In 2018, Nithyananda was said to have bought an island off the coast of Ecuador where he founded a new country. Ecuador has denied giving him asylum.

The Kailasa website maintains that there are 2 billion practicing Hindus as part of the nation’s population, that it has its own flag, central bank and passport.

A cheeky segment on Fox News saw one of Jesse Watters’ staffers applying for and receiving a Kailasa passport.

Newark is not alone in feeling snookered by the United States of Kailasa.

Some 30 US jurisdictions — including Pomona, California; Richmond, Virginia; and Delaware, Ohio — have given various forms of acknowledgement to the USK.

Norma Torres, a California congresswoman, is among them.

Through her spokesperson, she told The Post, “The certificate [of special Congressional recognition] was given to a local congregation by a former staffer. Upon learning of the very serious and credible allegations against their leader, our office promptly recalled the certificate.”

A spokesperson for one Congressman, who would only speak on condition of anonymity, explained how it happened.

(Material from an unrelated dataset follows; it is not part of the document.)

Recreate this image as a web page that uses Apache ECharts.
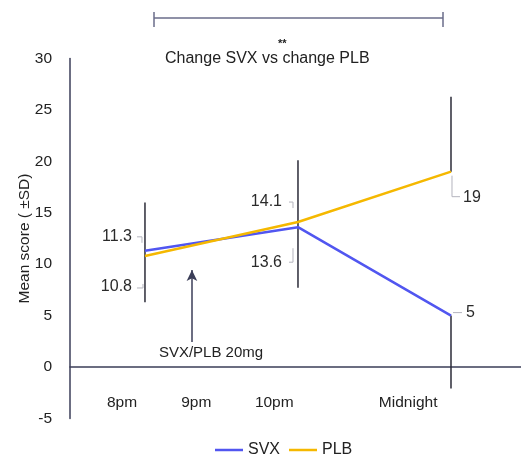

“A constituent wanted a note recognizing a day [to commemorate Nithyandana],” said the politician’s spokesperson. “We get hundreds of these a year and usually it is not a problem. We sent the letter and that was a mistake. It was an attempt for the group to achieve legitimacy. They exploited our office with a non-binding letter. We found out about [Nithyananda’s] concerning past after what happened in Newark.”

In order to rescind the honor, according to the spokesman, “We would have to physically take back the letter.”

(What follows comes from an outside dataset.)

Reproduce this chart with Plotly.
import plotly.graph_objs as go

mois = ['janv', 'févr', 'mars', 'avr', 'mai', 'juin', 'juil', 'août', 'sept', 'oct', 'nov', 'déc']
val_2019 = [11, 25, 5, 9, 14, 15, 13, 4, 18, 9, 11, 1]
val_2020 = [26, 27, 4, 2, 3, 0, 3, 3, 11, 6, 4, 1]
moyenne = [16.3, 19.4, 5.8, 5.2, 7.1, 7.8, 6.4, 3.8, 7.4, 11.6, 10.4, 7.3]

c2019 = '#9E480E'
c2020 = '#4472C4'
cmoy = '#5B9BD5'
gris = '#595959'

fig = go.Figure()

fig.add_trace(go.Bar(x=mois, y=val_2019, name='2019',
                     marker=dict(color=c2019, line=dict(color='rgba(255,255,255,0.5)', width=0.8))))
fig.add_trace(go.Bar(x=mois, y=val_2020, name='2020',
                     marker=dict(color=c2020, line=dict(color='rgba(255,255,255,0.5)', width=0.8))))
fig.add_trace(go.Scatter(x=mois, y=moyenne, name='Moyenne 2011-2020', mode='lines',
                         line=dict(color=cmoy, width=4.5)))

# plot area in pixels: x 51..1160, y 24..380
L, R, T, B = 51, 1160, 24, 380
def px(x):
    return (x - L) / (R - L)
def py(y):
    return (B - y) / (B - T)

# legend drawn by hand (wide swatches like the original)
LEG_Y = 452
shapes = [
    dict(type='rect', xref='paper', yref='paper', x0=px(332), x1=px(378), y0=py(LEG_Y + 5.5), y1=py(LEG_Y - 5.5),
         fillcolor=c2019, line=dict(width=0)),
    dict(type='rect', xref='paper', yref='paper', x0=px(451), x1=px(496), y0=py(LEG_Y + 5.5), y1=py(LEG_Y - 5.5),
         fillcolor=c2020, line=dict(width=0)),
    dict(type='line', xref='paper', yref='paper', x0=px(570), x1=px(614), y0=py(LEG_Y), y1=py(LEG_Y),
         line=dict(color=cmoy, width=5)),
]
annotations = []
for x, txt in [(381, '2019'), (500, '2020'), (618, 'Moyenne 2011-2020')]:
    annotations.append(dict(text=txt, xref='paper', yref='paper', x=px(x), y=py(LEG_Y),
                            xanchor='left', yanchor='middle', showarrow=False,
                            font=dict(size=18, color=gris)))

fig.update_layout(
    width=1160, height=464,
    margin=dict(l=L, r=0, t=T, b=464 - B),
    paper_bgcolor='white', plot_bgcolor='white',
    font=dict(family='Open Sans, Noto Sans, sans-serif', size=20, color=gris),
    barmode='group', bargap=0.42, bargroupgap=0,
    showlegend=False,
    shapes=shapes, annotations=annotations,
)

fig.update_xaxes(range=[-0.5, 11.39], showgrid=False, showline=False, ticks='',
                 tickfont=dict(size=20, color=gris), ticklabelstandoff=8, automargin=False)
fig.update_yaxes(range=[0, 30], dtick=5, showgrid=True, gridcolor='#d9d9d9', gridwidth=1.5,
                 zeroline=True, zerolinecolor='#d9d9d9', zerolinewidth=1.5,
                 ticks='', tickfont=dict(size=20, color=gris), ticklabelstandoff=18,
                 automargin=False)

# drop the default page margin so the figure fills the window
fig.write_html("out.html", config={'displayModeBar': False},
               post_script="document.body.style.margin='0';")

Even the UN unwittingly provided a platform for the would-be nation.

Claiming to be the permanent ambassador of the United States of Kailasa, Vijayapriya appeared at public meetings in Geneva, Switzerland, in late February and characterized USK as “the first sovereign state for Hindus.”

A UN representative described USK’s points as “irrelevant to the topic of the general discussion” — one about women in decision-making systems, organized by the Committee on the Elimination of Discrimination against Women and the other, hosted by the UN’s Committee on Economic, Social and Cultural Rights, about sustainable development.

As for India’s charges against Nithyananda, Vijayapriya maintained, “The [sexual and other] allegations are false. The SPH is not a fugitive but a persecuted individual whose basic rights were denied.”

He is also a self-styled “godman.” According to the Daily Beast, he’s got a million followers and claims to be able to heal the blind and stop sunrises.

Vijayapriya told The Post that claims that Nithyananda “jumped bail” when he left India are untrue.

“He did not ‘jump bail,” she said. “But [he] was out on bail when he left India, which he was entitled to do. [He] has remained abroad in order to seek asylum because he claims a well-founded fear of persecution.”

Nithyananda was the subject of a 2022 Discovery+ documentary called “My Daughter Joined a Cult,” in which one former member proclaims, “This is a cult and I’ve been duped.”

Other former members appearing in the series allege that their children were taken away from them by group leaders, and mothers can be seen standing outside of what is said to be Nithyananda’s ashram — screaming to be reunited with their kids.

As for the Sister City relationship with Newark, Navajaya did not specifically answer The Post’s question as to why it unraveled.

Instead, she replied, “We remain firmly committed to our purpose and we remain committed to global peace.”